The proposal for the Morey Creek Professional Center would also see the construction of a 15,000-square-foot day-care center, as well as a 450-space parking structure. The foundation does not intend to use the center for patient care.
“They would like to locate a number of support staff for the medical center in the same building because it’s more efficient,” said county planner Judith Wiegand. She added it will be a secure location with only one major entrance because of the presence of medical records.
The approval came despite concerns from the Buckingham Circle neighborhood that the project was too large and would decrease the quality of life by increasing traffic, lights and noise.
“This monolith of glass and brick adjacent to this rural housing development neighborhood will create a contrast that will startle the observer,” said Buckingham Circle resident Donald Day at the public hearing.
“To give a sense of the disparity, consider that there is more square footage proposed here … than there in all of Buckingham Circle consisting of 50 homes,” Day said.
Architect Bill Daggett, who designed the site plan for the center, said the building and its parking structure will be as unintrusive as possible. He said it would include motion-sensing devices to make sure unoccupied rooms were not left lit at night.
Planning Commission member Linda Porterfield asked Daggett if there was any way for the building to be reduced in size to accommodate the concerns of the neighborhood. However, Daggett said that would not meet the needs of the health system.
“If we want to put these groups together from the standpoint of efficiency of operation to service the medical center, there’s no way to do it other than to put them in the same building,” he said.
Daggett added that he did not think many of the Buckingham Circle residents would be able to see the facility from their houses because of buffers that will be planted.

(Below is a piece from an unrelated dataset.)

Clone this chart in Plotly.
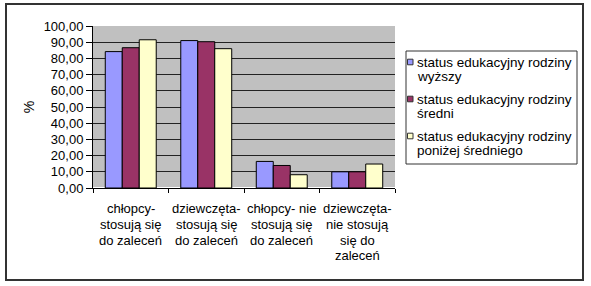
import plotly.graph_objects as go

categories = ["chłopcy-<br>stosują się<br>do zaleceń",
              "dziewczęta-<br>stosują się<br>do zaleceń",
              "chłopcy- nie<br>stosują się<br>do zaleceń",
              "dziewczęta-<br>nie stosują<br>się do<br>zaleceń"]
series_names = ["status edukacyjny rodziny<br>wyższy",
                "status edukacyjny rodziny<br>średni",
                "status edukacyjny rodziny<br>poniżej średniego"]
wyzszy = [84.2, 91.0, 16.4, 10.0]
sredni = [86.6, 90.3, 13.9, 10.0]
ponizej = [91.5, 86.0, 8.2, 14.8]
colors = ["#9999FF", "#993366", "#FFFFCC"]

W, H = 591, 286
L, R, T, B = 93, 395, 26, 188
pw, ph = R - L, B - T
FONT = "Liberation Sans, Arial"

fig = go.Figure()
for name, vals, c in zip(series_names, [wyzszy, sredni, ponizej], colors):
    fig.add_trace(go.Bar(x=categories, y=vals, name=name, showlegend=False,
                         marker=dict(color=c, line=dict(color="black", width=1))))

def px(x):
    return (x - L) / pw

def py(y):
    return (B - y) / ph

# outer frame
fig.add_shape(type="rect", xref="paper", yref="paper",
              x0=px(6), x1=px(583), y0=py(280), y1=py(4),
              line=dict(color="#333333", width=2), layer="below")

# category labels, one annotation per line for Excel-like line spacing
cat_line_y = [209, 224.5, 240, 255.5]
for i, cat in enumerate(categories):
    for j, line in enumerate(cat.split("<br>")):
        fig.add_annotation(xref="x", yref="paper", x=i, y=py(cat_line_y[j]),
                           text=line, showarrow=False, xanchor="center", yanchor="middle",
                           font=dict(family=FONT, size=13, color="black"))

# legend (drawn manually to match the small square keys)
fig.add_shape(type="rect", xref="paper", yref="paper",
              x0=px(406), x1=px(577), y0=py(164), y1=py(51),
              line=dict(color="#333333", width=1), fillcolor="white", layer="below")
entry_top = [62, 99, 136]
line_gap = 14.5
for name, c, y0 in zip(series_names, colors, entry_top):
    fig.add_shape(type="rect", xref="paper", yref="paper",
                  x0=px(407.5), x1=px(413), y0=py(y0 + 2.8), y1=py(y0 - 2.8),
                  line=dict(color="#333333", width=1), fillcolor=c)
    for i, line in enumerate(name.split("<br>")):
        fig.add_annotation(xref="paper", yref="paper", x=px(415), y=py(y0 + i * line_gap),
                           text=line, showarrow=False, xanchor="left", yanchor="middle",
                           font=dict(family=FONT, size=13.5, color="black"))

fig.update_layout(
    width=W, height=H,
    margin=dict(l=L, r=W - R, t=T, b=H - B, pad=0),
    paper_bgcolor="white", plot_bgcolor="#C0C0C0",
    separators=", ",
    barmode="group", bargap=0.325, bargroupgap=0,
    font=dict(family=FONT, size=13, color="black"),
    showlegend=False,
    xaxis=dict(showline=True, linecolor="black", linewidth=1,
               ticks="outside", tickson="boundaries", ticklen=4, tickcolor="black",
               showticklabels=False, fixedrange=True),
    yaxis=dict(range=[0, 100], dtick=10, tickformat=".2f",
               showgrid=True, gridcolor="#222222", gridwidth=1,
               showline=True, linecolor="black", linewidth=1,
               ticks="outside", ticklen=6, tickcolor="black",
               tickfont=dict(size=13),
               title=dict(text="%", standoff=5, font=dict(size=14))),
)

fig.write_html("out.html")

As part of the rezoning, the Health Services Foundation has proffered to pay for a sidewalk to run along the north side of Fontaine Avenue from the facility to the Fontaine Research Park. The foundation also will pay to build two new traffic lights at the intersection of U.S. 29 and Fontaine.
Wiegand said the traffic lights would have to be operational before a certificate of occupancy can be issued.
A previous rezoning in 2005 would have allowed for the construction of 61 townhomes, but the project never materialized.
“I guess if I lived in Buckingham Circle, I wouldn’t want it over there either but I believe that I would prefer this to having the townhouses,” said Commissioner Ed Smith. “That’s 24 hours a day, 7 days a week, and this is not.”
The commission voted unanimously to recommend approval of the rezoning. The item will go before the Board of Supervisors later this year, though a date has not been scheduled.